To receive the blessing, our hearts must be open. We must ask before we can receive. We may even still have our anger, our pain and our humiliation; as long as they do not close our hearts and prevent us from seeking and asking, we need not give them up, any more than did Job or Jonah before they found God’s response. We may even still have our fear, as long as it does not make us so concerned about “searching rightly” that we forget to be sincere. All these afflictions of the spirit can become a prayer when channeled through an open heart. God then promises to respond. The response may not be what we expect. It may not be what we want. It may not be a pain-free life. It may not be an illumination of the entire path, but perhaps only the next step along the way. It may be small, but enough to let us know we are not lost, to let us know that even when society has trouble finding a place for us, God provides it. However the response comes, biblical faith stands or falls on its presence. It is a bet with God we are all entitled to make.

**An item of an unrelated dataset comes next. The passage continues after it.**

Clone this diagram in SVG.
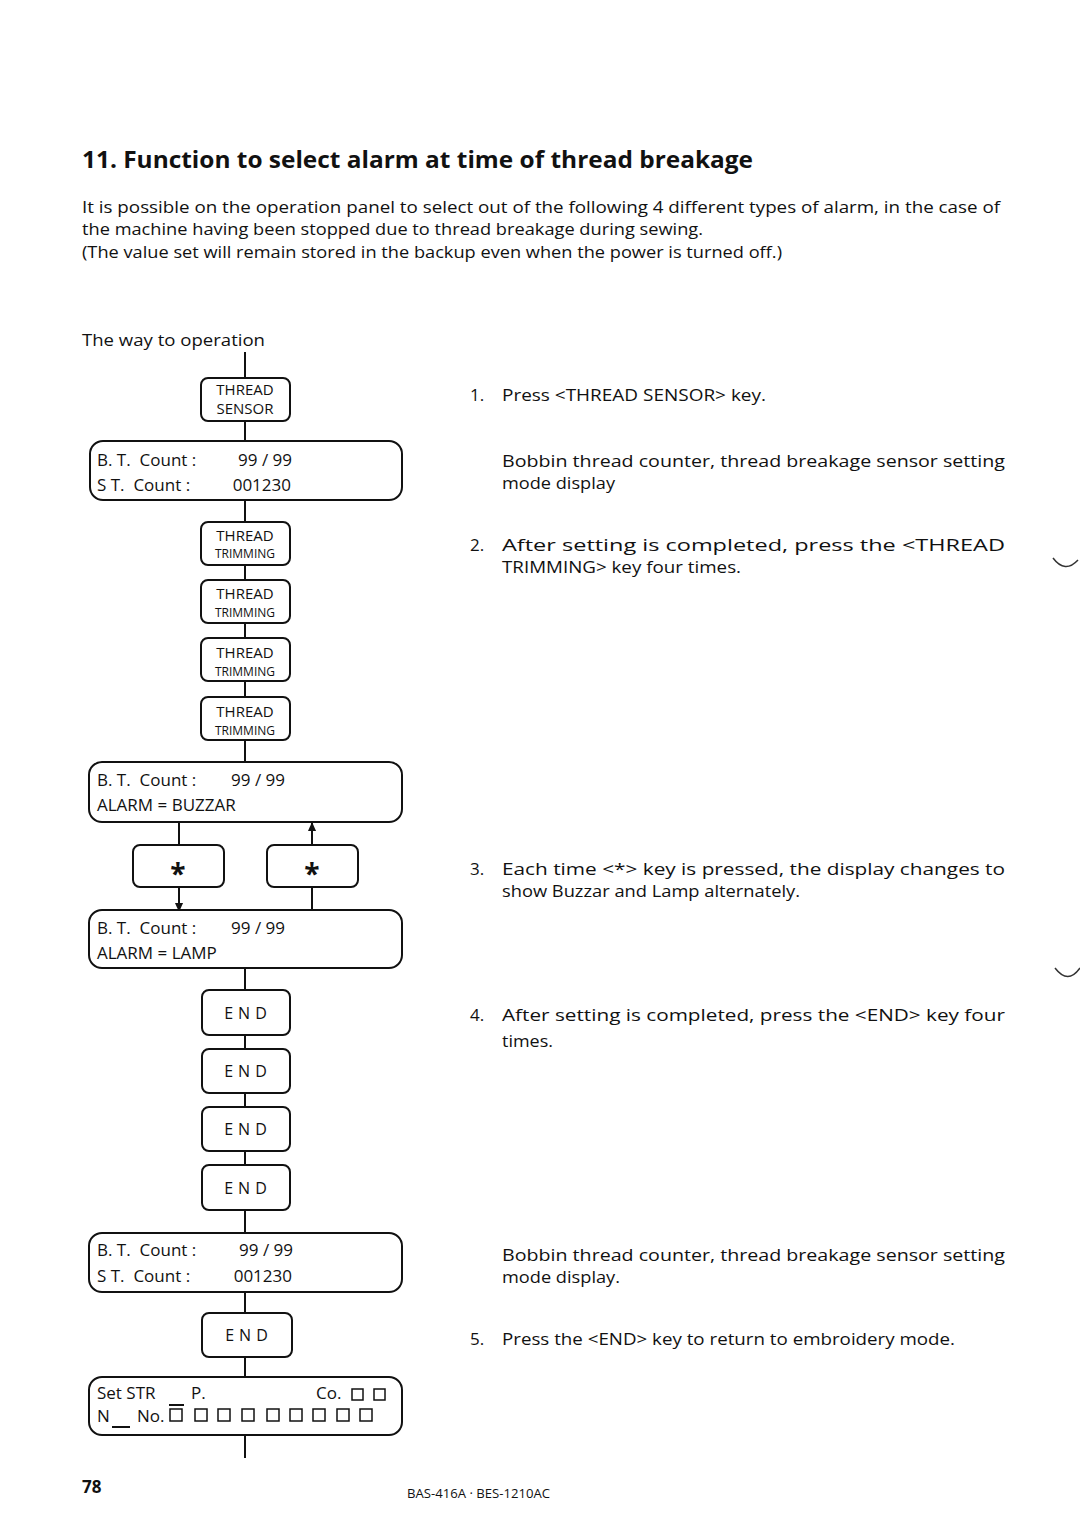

Like the stars in the sky, like the hairs on our head, our destinies are all known to God, and “are all counted.” If biblical faith no longer seems to work for us today, if today our theologies concentrate on the limits rather than the scope of God’s power, perhaps it is because we ourselves have not sufficiently tested this kind of faith. Even in anger, fear, or despair, faith is still a possibility. Let us not give it up before we have fully explored its limits.